(Source material)

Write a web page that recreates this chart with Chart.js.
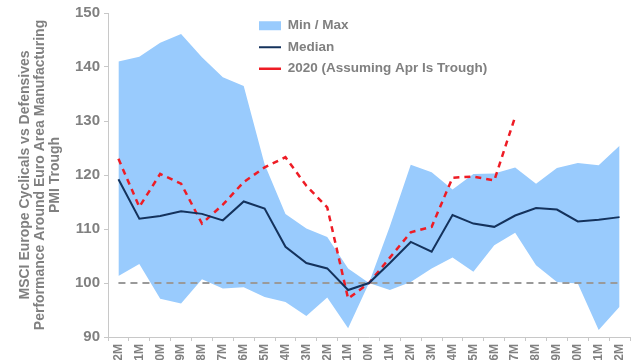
<!DOCTYPE html>
<html>
<head>
<meta charset="utf-8">
<script src="https://cdn.jsdelivr.net/npm/chart.js@4"></script>
<style>
  html, body { margin: 0; padding: 0; background: #fff; overflow: hidden; }
  #wrap { width: 640px; height: 400px; }
</style>
</head>
<body>
<div id="wrap"><canvas id="myChart" width="640" height="400"></canvas></div>
<script>
const months = ['-12M','-11M','-10M','-9M','-8M','-7M','-6M','-5M','-4M','-3M','-2M','-1M','0M',
  '1M','2M','3M','4M','5M','6M','7M','8M','9M','10M','11M','12M'];
const maxVals = [141.0, 141.9, 144.5, 146.1, 141.8, 138.1, 136.5, 122.0, 112.8, 110.1, 108.5, 102.7, 100,
  110.5, 121.9, 120.5, 117.3, 120.2, 120.3, 121.4, 118.4, 121.3, 122.2, 121.8, 125.4];
const minVals = [101.3, 103.5, 97.1, 96.2, 100.7, 99.0, 99.2, 97.4, 96.5, 93.9, 97.3, 91.6, 100,
  98.7, 100.2, 102.7, 104.7, 102.1, 107.0, 109.3, 103.3, 100.2, 99.9, 91.3, 95.6];
const median = [119.2, 111.9, 112.4, 113.3, 112.8, 111.6, 115.1, 113.8, 106.7, 103.7, 102.7, 98.7, 100,
  103.7, 107.6, 105.8, 112.6, 111.0, 110.4, 112.5, 113.9, 113.6, 111.4, 111.7, 112.2];
const y2020 = [123.0, 114.1, 120.2, 118.4, 111.0, 114.5, 118.7, 121.4, 123.3, 118.0, 114.0, 97.1, 100,
  104.7, 109.4, 110.4, 119.5, 119.7, 119.0, 130.8];
const base = [100, 100, 100, 100, 100, 100, 100, 100, 100, 100, 100, 100, 100,
  100, 100, 100, 100, 100, 100, 100, 100, 100, 100, 100, 100];

const grey = '#808080';
const font = 'Liberation Sans, Arial, sans-serif';

// put the legend inside the plot, like the original
const moveLegend = {
  id: 'moveLegend',
  afterLayout(chart) {
    const lg = chart.legend;
    const pad = lg.options.labels.padding;
    lg.left = 259 - pad;
    lg.top = 19 - pad;
    lg.bottom = lg.top + 200;
  }
};

const ctx = document.getElementById('myChart');
new Chart(ctx, {
  type: 'line',
  data: {
    labels: months,
    datasets: [
      {
        label: 'Min / Max',
        data: maxVals,
        backgroundColor: '#99cbfd',
        borderColor: '#99cbfd',
        borderWidth: 0,
        fill: '+1',
        pointStyle: 'rect'
      },
      {
        label: '',
        data: minVals,
        backgroundColor: '#99cbfd',
        borderWidth: 0,
        fill: false
      },
      {
        label: 'Median',
        data: median,
        borderColor: '#14325c',
        backgroundColor: '#14325c',
        borderWidth: 2,
        fill: false,
        pointStyle: 'line'
      },
      {
        label: '2020 (Assuming Apr Is Trough)',
        data: y2020,
        borderColor: '#ee1c25',
        backgroundColor: '#ee1c25',
        borderWidth: 2.5,
        borderDash: [6, 5],
        fill: false,
        pointStyle: 'line'
      },
      {
        label: '',
        data: base,
        borderColor: '#9a9a9a',
        borderWidth: 2,
        borderDash: [7, 5],
        fill: false
      }
    ]
  },
  options: {
    responsive: false,
    animation: false,
    devicePixelRatio: 1,
    elements: {
      point: { radius: 0 },
      line: { tension: 0 }
    },
    layout: {
      padding: { top: 12, right: 10, bottom: 0, left: 0 }
    },
    plugins: {
      filler: { drawTime: 'beforeDatasetsDraw' },
      tooltip: { enabled: false },
      legend: {
        position: 'chartArea',
        align: 'start',
        labels: {
          filter: (item) => item.text !== '',
          usePointStyle: true,
          pointStyleWidth: 22,
          boxWidth: 22,
          boxHeight: 9,
          padding: 8,
          color: grey,
          font: { family: font, size: 13.5, weight: 'bold' }
        }
      }
    },
    scales: {
      x: {
        offset: true,
        afterFit: (scale) => { scale.height = 63; },
        grid: { offset: true, drawOnChartArea: false, tickLength: 4, color: '#c8c8c8' },
        border: { color: '#c8c8c8' },
        ticks: {
          autoSkip: false,
          minRotation: 90,
          maxRotation: 90,
          padding: 3,
          color: grey,
          font: { family: font, size: 12, weight: 'bold' }
        }
      },
      y: {
        min: 90,
        max: 150,
        afterFit: (scale) => { scale.width = 108; },
        grid: { drawOnChartArea: false, tickLength: 4, color: '#c8c8c8' },
        border: { color: '#c8c8c8' },
        ticks: {
          stepSize: 10,
          padding: 4,
          color: grey,
          font: { family: font, size: 15, weight: 'bold' }
        },
        title: {
          display: true,
          text: ['MSCI Europe Cyclicals vs Defensives', 'Performance Around Euro Area Manufacturing', 'PMI Trough'],
          color: grey,
          padding: { top: 17, bottom: 0 },
          font: { family: font, size: 14, weight: 'bold', lineHeight: 1.1 }
        }
      }
    }
  },
  plugins: [moveLegend]
});
</script>
</body>
</html>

(Stated problem) Ignore the images and quote every line of the listing exactly.

(Answer to this exercise)
Write a web page that recreates this chart with Chart.js.
<!DOCTYPE html>
<html>
<head>
<meta charset="utf-8">
<script src="https://cdn.jsdelivr.net/npm/chart.js@4"></script>
<style>
  html, body { margin: 0; padding: 0; background: #fff; overflow: hidden; }
  #wrap { width: 640px; height: 400px; }
</style>
</head>
<body>
<div id="wrap"><canvas id="myChart" width="640" height="400"></canvas></div>
<script>
const months = ['-12M','-11M','-10M','-9M','-8M','-7M','-6M','-5M','-4M','-3M','-2M','-1M','0M',
  '1M','2M','3M','4M','5M','6M','7M','8M','9M','10M','11M','12M'];
const maxVals = [141.0, 141.9, 144.5, 146.1, 141.8, 138.1, 136.5, 122.0, 112.8, 110.1, 108.5, 102.7, 100,
  110.5, 121.9, 120.5, 117.3, 120.2, 120.3, 121.4, 118.4, 121.3, 122.2, 121.8, 125.4];
const minVals = [101.3, 103.5, 97.1, 96.2, 100.7, 99.0, 99.2, 97.4, 96.5, 93.9, 97.3, 91.6, 100,
  98.7, 100.2, 102.7, 104.7, 102.1, 107.0, 109.3, 103.3, 100.2, 99.9, 91.3, 95.6];
const median = [119.2, 111.9, 112.4, 113.3, 112.8, 111.6, 115.1, 113.8, 106.7, 103.7, 102.7, 98.7, 100,
  103.7, 107.6, 105.8, 112.6, 111.0, 110.4, 112.5, 113.9, 113.6, 111.4, 111.7, 112.2];
const y2020 = [123.0, 114.1, 120.2, 118.4, 111.0, 114.5, 118.7, 121.4, 123.3, 118.0, 114.0, 97.1, 100,
  104.7, 109.4, 110.4, 119.5, 119.7, 119.0, 130.8];
const base = [100, 100, 100, 100, 100, 100, 100, 100, 100, 100, 100, 100, 100,
  100, 100, 100, 100, 100, 100, 100, 100, 100, 100, 100, 100];

const grey = '#808080';
const font = 'Liberation Sans, Arial, sans-serif';

// put the legend inside the plot, like the original
const moveLegend = {
  id: 'moveLegend',
  afterLayout(chart) {
    const lg = chart.legend;
    const pad = lg.options.labels.padding;
    lg.left = 259 - pad;
    lg.top = 19 - pad;
    lg.bottom = lg.top + 200;
  }
};

const ctx = document.getElementById('myChart');
new Chart(ctx, {
  type: 'line',
  data: {
    labels: months,
    datasets: [
      {
        label: 'Min / Max',
        data: maxVals,
        backgroundColor: '#99cbfd',
        borderColor: '#99cbfd',
        borderWidth: 0,
        fill: '+1',
        pointStyle: 'rect'
      },
      {
        label: '',
        data: minVals,
        backgroundColor: '#99cbfd',
        borderWidth: 0,
        fill: false
      },
      {
        label: 'Median',
        data: median,
        borderColor: '#14325c',
        backgroundColor: '#14325c',
        borderWidth: 2,
        fill: false,
        pointStyle: 'line'
      },
      {
        label: '2020 (Assuming Apr Is Trough)',
        data: y2020,
        borderColor: '#ee1c25',
        backgroundColor: '#ee1c25',
        borderWidth: 2.5,
        borderDash: [6, 5],
        fill: false,
        pointStyle: 'line'
      },
      {
        label: '',
        data: base,
        borderColor: '#9a9a9a',
        borderWidth: 2,
        borderDash: [7, 5],
        fill: false
      }
    ]
  },
  options: {
    responsive: false,
    animation: false,
    devicePixelRatio: 1,
    elements: {
      point: { radius: 0 },
      line: { tension: 0 }
    },
    layout: {
      padding: { top: 12, right: 10, bottom: 0, left: 0 }
    },
    plugins: {
      filler: { drawTime: 'beforeDatasetsDraw' },
      tooltip: { enabled: false },
      legend: {
        position: 'chartArea',
        align: 'start',
        labels: {
          filter: (item) => item.text !== '',
          usePointStyle: true,
          pointStyleWidth: 22,
          boxWidth: 22,
          boxHeight: 9,
          padding: 8,
          color: grey,
          font: { family: font, size: 13.5, weight: 'bold' }
        }
      }
    },
    scales: {
      x: {
        offset: true,
        afterFit: (scale) => { scale.height = 63; },
        grid: { offset: true, drawOnChartArea: false, tickLength: 4, color: '#c8c8c8' },
        border: { color: '#c8c8c8' },
        ticks: {
          autoSkip: false,
          minRotation: 90,
          maxRotation: 90,
          padding: 3,
          color: grey,
          font: { family: font, size: 12, weight: 'bold' }
        }
      },
      y: {
        min: 90,
        max: 150,
        afterFit: (scale) => { scale.width = 108; },
        grid: { drawOnChartArea: false, tickLength: 4, color: '#c8c8c8' },
        border: { color: '#c8c8c8' },
        ticks: {
          stepSize: 10,
          padding: 4,
          color: grey,
          font: { family: font, size: 15, weight: 'bold' }
        },
        title: {
          display: true,
          text: ['MSCI Europe Cyclicals vs Defensives', 'Performance Around Euro Area Manufacturing', 'PMI Trough'],
          color: grey,
          padding: { top: 17, bottom: 0 },
          font: { family: font, size: 14, weight: 'bold', lineHeight: 1.1 }
        }
      }
    }
  },
  plugins: [moveLegend]
});
</script>
</body>
</html>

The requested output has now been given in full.